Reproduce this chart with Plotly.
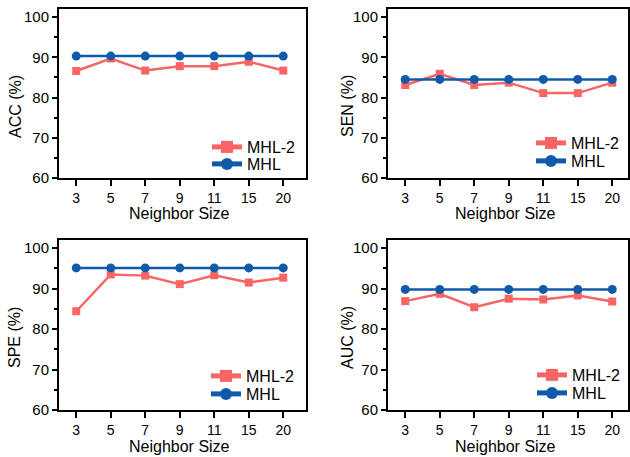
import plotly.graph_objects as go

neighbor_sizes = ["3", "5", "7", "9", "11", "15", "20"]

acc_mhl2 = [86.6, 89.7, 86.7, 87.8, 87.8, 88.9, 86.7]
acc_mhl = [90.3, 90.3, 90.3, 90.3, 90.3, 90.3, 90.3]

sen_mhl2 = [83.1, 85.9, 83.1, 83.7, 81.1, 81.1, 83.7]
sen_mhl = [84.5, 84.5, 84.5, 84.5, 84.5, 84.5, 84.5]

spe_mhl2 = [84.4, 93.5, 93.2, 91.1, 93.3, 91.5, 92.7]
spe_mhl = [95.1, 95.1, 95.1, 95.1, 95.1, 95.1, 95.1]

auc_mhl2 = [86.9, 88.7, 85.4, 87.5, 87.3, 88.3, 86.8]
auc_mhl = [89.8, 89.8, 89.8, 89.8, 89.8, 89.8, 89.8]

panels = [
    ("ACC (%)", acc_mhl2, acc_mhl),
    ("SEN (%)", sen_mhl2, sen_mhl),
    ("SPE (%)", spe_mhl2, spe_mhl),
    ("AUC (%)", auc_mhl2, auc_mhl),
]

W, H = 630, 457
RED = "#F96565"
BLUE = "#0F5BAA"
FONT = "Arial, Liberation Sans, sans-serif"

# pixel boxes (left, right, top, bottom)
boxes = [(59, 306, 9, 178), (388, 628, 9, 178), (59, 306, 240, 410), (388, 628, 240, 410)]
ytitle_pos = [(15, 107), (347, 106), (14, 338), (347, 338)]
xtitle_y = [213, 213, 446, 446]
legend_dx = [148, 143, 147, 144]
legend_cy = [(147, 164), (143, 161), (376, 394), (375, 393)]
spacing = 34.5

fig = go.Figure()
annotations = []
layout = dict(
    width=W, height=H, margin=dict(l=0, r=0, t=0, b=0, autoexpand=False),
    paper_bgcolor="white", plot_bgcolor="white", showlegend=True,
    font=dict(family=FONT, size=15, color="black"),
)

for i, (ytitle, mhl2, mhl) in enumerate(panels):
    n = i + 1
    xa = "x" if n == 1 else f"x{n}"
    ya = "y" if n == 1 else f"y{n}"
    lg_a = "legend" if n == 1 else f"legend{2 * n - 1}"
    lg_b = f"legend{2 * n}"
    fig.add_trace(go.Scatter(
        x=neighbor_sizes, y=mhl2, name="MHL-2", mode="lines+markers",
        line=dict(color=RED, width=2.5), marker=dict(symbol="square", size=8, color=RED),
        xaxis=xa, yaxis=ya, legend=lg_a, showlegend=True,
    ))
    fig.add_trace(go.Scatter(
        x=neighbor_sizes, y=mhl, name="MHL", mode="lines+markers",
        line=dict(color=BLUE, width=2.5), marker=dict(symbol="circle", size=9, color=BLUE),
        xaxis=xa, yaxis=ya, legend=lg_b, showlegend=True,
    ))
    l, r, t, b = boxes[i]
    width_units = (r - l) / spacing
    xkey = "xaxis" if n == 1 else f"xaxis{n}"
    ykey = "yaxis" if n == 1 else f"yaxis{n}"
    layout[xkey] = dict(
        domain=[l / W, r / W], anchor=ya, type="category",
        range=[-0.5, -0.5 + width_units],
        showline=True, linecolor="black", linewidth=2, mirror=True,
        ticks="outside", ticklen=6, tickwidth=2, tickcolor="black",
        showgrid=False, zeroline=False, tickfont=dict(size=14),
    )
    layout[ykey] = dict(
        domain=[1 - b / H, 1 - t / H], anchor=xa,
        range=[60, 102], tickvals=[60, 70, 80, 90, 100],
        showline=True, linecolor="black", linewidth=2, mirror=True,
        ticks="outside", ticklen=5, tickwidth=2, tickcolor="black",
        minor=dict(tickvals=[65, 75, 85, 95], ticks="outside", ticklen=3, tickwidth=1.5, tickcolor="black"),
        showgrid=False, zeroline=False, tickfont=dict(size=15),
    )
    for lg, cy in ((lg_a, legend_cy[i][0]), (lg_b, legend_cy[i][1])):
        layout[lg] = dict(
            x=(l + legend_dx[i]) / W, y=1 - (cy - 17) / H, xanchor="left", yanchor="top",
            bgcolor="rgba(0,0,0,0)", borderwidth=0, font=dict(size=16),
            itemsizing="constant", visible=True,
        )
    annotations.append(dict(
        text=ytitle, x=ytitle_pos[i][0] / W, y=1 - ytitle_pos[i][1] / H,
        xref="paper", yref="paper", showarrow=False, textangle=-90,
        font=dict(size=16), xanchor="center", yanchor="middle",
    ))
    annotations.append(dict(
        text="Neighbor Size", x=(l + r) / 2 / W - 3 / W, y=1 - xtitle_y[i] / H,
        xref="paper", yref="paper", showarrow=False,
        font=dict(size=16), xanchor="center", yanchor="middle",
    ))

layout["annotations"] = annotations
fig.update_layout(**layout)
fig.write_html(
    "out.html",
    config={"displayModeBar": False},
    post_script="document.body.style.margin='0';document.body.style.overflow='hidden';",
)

Task objective:
Repeat the lines above exactly, and keep every picture out.

Final result:
Reproduce this chart with Plotly.
import plotly.graph_objects as go

neighbor_sizes = ["3", "5", "7", "9", "11", "15", "20"]

acc_mhl2 = [86.6, 89.7, 86.7, 87.8, 87.8, 88.9, 86.7]
acc_mhl = [90.3, 90.3, 90.3, 90.3, 90.3, 90.3, 90.3]

sen_mhl2 = [83.1, 85.9, 83.1, 83.7, 81.1, 81.1, 83.7]
sen_mhl = [84.5, 84.5, 84.5, 84.5, 84.5, 84.5, 84.5]

spe_mhl2 = [84.4, 93.5, 93.2, 91.1, 93.3, 91.5, 92.7]
spe_mhl = [95.1, 95.1, 95.1, 95.1, 95.1, 95.1, 95.1]

auc_mhl2 = [86.9, 88.7, 85.4, 87.5, 87.3, 88.3, 86.8]
auc_mhl = [89.8, 89.8, 89.8, 89.8, 89.8, 89.8, 89.8]

panels = [
    ("ACC (%)", acc_mhl2, acc_mhl),
    ("SEN (%)", sen_mhl2, sen_mhl),
    ("SPE (%)", spe_mhl2, spe_mhl),
    ("AUC (%)", auc_mhl2, auc_mhl),
]

W, H = 630, 457
RED = "#F96565"
BLUE = "#0F5BAA"
FONT = "Arial, Liberation Sans, sans-serif"

# pixel boxes (left, right, top, bottom)
boxes = [(59, 306, 9, 178), (388, 628, 9, 178), (59, 306, 240, 410), (388, 628, 240, 410)]
ytitle_pos = [(15, 107), (347, 106), (14, 338), (347, 338)]
xtitle_y = [213, 213, 446, 446]
legend_dx = [148, 143, 147, 144]
legend_cy = [(147, 164), (143, 161), (376, 394), (375, 393)]
spacing = 34.5

fig = go.Figure()
annotations = []
layout = dict(
    width=W, height=H, margin=dict(l=0, r=0, t=0, b=0, autoexpand=False),
    paper_bgcolor="white", plot_bgcolor="white", showlegend=True,
    font=dict(family=FONT, size=15, color="black"),
)

for i, (ytitle, mhl2, mhl) in enumerate(panels):
    n = i + 1
    xa = "x" if n == 1 else f"x{n}"
    ya = "y" if n == 1 else f"y{n}"
    lg_a = "legend" if n == 1 else f"legend{2 * n - 1}"
    lg_b = f"legend{2 * n}"
    fig.add_trace(go.Scatter(
        x=neighbor_sizes, y=mhl2, name="MHL-2", mode="lines+markers",
        line=dict(color=RED, width=2.5), marker=dict(symbol="square", size=8, color=RED),
        xaxis=xa, yaxis=ya, legend=lg_a, showlegend=True,
    ))
    fig.add_trace(go.Scatter(
        x=neighbor_sizes, y=mhl, name="MHL", mode="lines+markers",
        line=dict(color=BLUE, width=2.5), marker=dict(symbol="circle", size=9, color=BLUE),
        xaxis=xa, yaxis=ya, legend=lg_b, showlegend=True,
    ))
    l, r, t, b = boxes[i]
    width_units = (r - l) / spacing
    xkey = "xaxis" if n == 1 else f"xaxis{n}"
    ykey = "yaxis" if n == 1 else f"yaxis{n}"
    layout[xkey] = dict(
        domain=[l / W, r / W], anchor=ya, type="category",
        range=[-0.5, -0.5 + width_units],
        showline=True, linecolor="black", linewidth=2, mirror=True,
        ticks="outside", ticklen=6, tickwidth=2, tickcolor="black",
        showgrid=False, zeroline=False, tickfont=dict(size=14),
    )
    layout[ykey] = dict(
        domain=[1 - b / H, 1 - t / H], anchor=xa,
        range=[60, 102], tickvals=[60, 70, 80, 90, 100],
        showline=True, linecolor="black", linewidth=2, mirror=True,
        ticks="outside", ticklen=5, tickwidth=2, tickcolor="black",
        minor=dict(tickvals=[65, 75, 85, 95], ticks="outside", ticklen=3, tickwidth=1.5, tickcolor="black"),
        showgrid=False, zeroline=False, tickfont=dict(size=15),
    )
    for lg, cy in ((lg_a, legend_cy[i][0]), (lg_b, legend_cy[i][1])):
        layout[lg] = dict(
            x=(l + legend_dx[i]) / W, y=1 - (cy - 17) / H, xanchor="left", yanchor="top",
            bgcolor="rgba(0,0,0,0)", borderwidth=0, font=dict(size=16),
            itemsizing="constant", visible=True,
        )
    annotations.append(dict(
        text=ytitle, x=ytitle_pos[i][0] / W, y=1 - ytitle_pos[i][1] / H,
        xref="paper", yref="paper", showarrow=False, textangle=-90,
        font=dict(size=16), xanchor="center", yanchor="middle",
    ))
    annotations.append(dict(
        text="Neighbor Size", x=(l + r) / 2 / W - 3 / W, y=1 - xtitle_y[i] / H,
        xref="paper", yref="paper", showarrow=False,
        font=dict(size=16), xanchor="center", yanchor="middle",
    ))

layout["annotations"] = annotations
fig.update_layout(**layout)
fig.write_html(
    "out.html",
    config={"displayModeBar": False},
    post_script="document.body.style.margin='0';document.body.style.overflow='hidden';",
)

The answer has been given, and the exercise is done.